The club championship would remain at USQ Cup, but it would be an open tournament. The only requirements would be that the team is an official USQ club team. If the fear is that the field will become too large–a fear that today seems rather unfounded–the tournament entry fees could be increased and a cash prize could be added for the top finishers. This would keep numbers small–teams aren’t going to pay more if they aren’t competitive–while also adding real stakes to the club tournament.

It would be premature to get rid of the club division in USQ all together, even if its numbers are floundering. But a reduction in its regular season requirements would go far to give these club teams the flexibility they want and need while reducing unnecessary play and travel.

Re-Scheduling Fall Regional Championships
Since the time that USQ was split into eight regions, there have always been four regionals in the spring and four in the fall. USQ’s reasoning has always been that the four fall regionals simply could not be played in the spring due to weather. And, if the tournaments have to stay outdoors, USQ is correct. There have been multiple years when teams left for nationals with snow still on the ground at home.

Credit: Jodie Greenhouse

While the fall regional schedule wasn’t inherently problematic itself, the first of the four fall regionals often was. The tournament regularly fell before Halloween, and gave teams less than two months to prepare for a season-defining tournament.

USQ had always told the community that the first regional had to be that early because the last regional could not be pushed back any further into November. However this season, USQ stacked the four regionals onto just two weekends, and yet still kept the October weekend as a regionals date; this calls into question their motivations both now and in the past.

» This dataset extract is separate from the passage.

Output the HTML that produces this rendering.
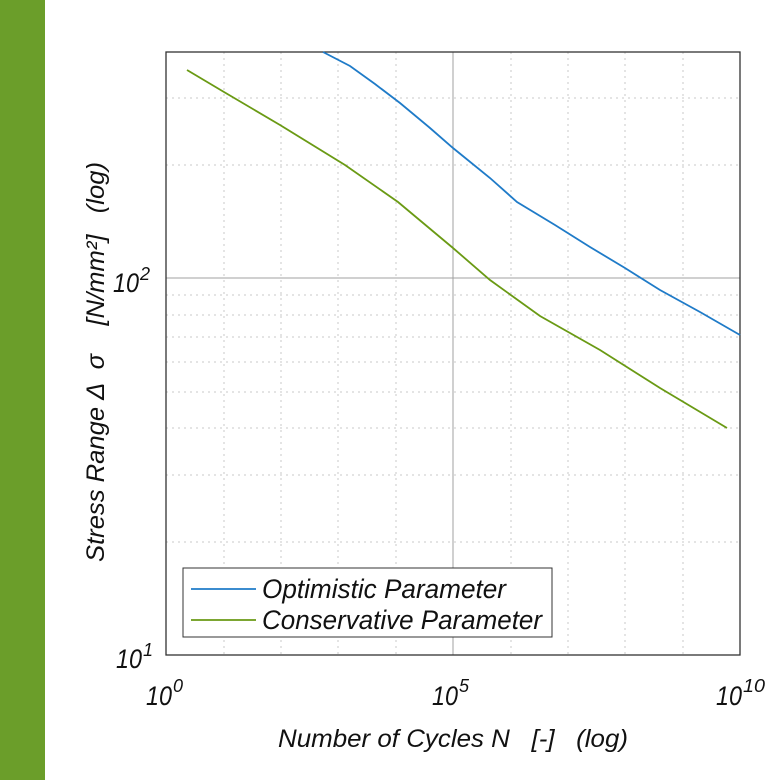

My experience coaching college quidditch this season reminded me how problematic the fall regional schedule truly is for most teams. Harvard University had its activities fair only seven weeks before regionals. Open practices finished up six weeks before regionals, giving less than 50 days to get new recruits up to speed for major, competitive play. This does not even account for tournament logistics, as four regions–all in one general area of the country with serious volunteer overlap–try to plan enough games to get everyone’s regional requirements in.

This issue has in part gone unnoticed because so many voices in quidditch come from club teams, and club teams do not have these same problems. Because they are working with exclusively veteran players, and because many of them do not even practice regularly, six weeks is really no different than 12 weeks. Thus the problem slips through the cracks, even as USQ actively makes it worse.

Of all the problems addressed here, this should be the easiest fix. Either USQ needs to find a way to bring regionals inside, or at minimum these four regionals need to be played on the second and third weekends of November, giving teams and tournaments alike the time they need.